The Geographic Location of Potawatomi Bands: 1795 to 1846
by Dr. David A Baerreis

 

Michigan--Treaty of September 20, 1828 (Royce #145)

(pg. 31-33)

This treaty negotiation with the Potawatomi on September 20, 1828 ceded to the United States a small section in the extreme southwestern corner of Michigan, bordered on the north by the St. Joseph's River. A small section adjacent to it (Royce No. 190) was ceded to the United States by a treaty of September 27, 1833.

This area, bordering on the St. Joseph's River, from at least early in the eighteenth century has been a major center of Potawatomi population. The distribution of villages and their population is given in a sketch map prepared by Mr. E. Reed, a member of the staff of the Carey Mission on the St. Joseph, in 1828. The map is published as Plate XLVIII in Indian Villages of the Illinois Country.

The villages indicated in 1828 and their population are as follows: Pokagon's=55 , Matchkee's=20, New Village=30, Koassun's=5, Cheenauge's=10, Moccasin's=10, Big Wolf=20, Mary-Ann= ?, Le Clerc's=15, James Burnett's=10

Total =175 Indians

In his Accompanying note, Reed states:
"The estimate of the number of Indians living at each village is far too low. I have put down the number estimated when I visited them. I am assured that there are not less than four to five hundred on this tract. That is, who raise their corn here, and call it their home."

Indians

The period from the opening of the historic era to the first land cession in which the Potawatomi participated (1809) saw many shifts in the Indian occupation of the region. Though the Miami were first encountered in Wisconsin, they nevertheless figure as the important tribal group in Indiana. It seems probable that the Miami encountered in Wisconsin were but part of the larger tribal group and that as early as the latter part of the seventeenth century the Miami and perhaps the Mascouten dominate the northern part of Indiana. Their occupation centered around the St. Joseph River (where the Wea were soon by Allouez in 1680) and the Wabash valley where the Miami were seen as early as 1694. The Wabash Valley remains Miami territory until the end of the contact period though on the St. Joseph the Miami were replaced by the Potawatomi after 1718. The middle eighteenth century also saw an eastward expansion with settlements on the Miami River in Ohio, a movement stimulated by the desire to trade with the English. Subsequent to the peace of 1763, they retired to Indiana and the abandoned country was largely occupied by the Shawnee.
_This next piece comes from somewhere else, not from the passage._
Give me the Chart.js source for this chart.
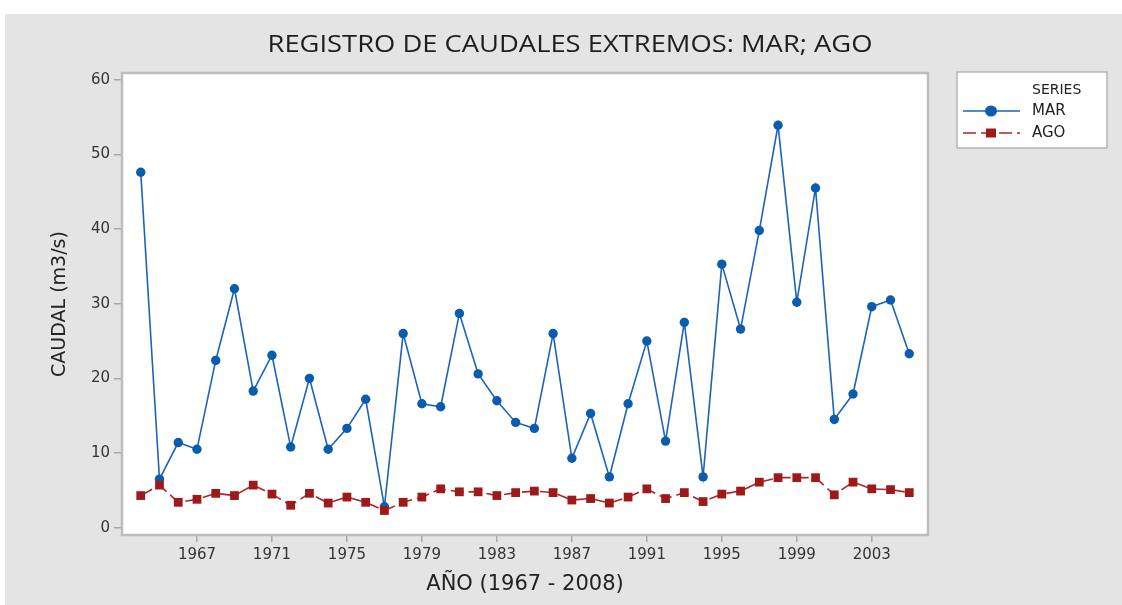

This westward withdrawal parallels that of the Shawnee, Delaware and Wyandotte, who moved into southern Indiana at about the same time. This movement brought them in contact with one of the Miami tribes, the Piankashaw who had, around 1770, given them permission to occupy the eastern part of their territory. With the addition of the Kickapoo at the western edge of the state, this largely indicates the broad regional placement of the tribes in the eighteenth century. The role of the Potawatomi during this time was to gradually infiltrate and replace the Miami peoples in the north which they accomplished on the Kankakee River and on the northern branch of the Wabash.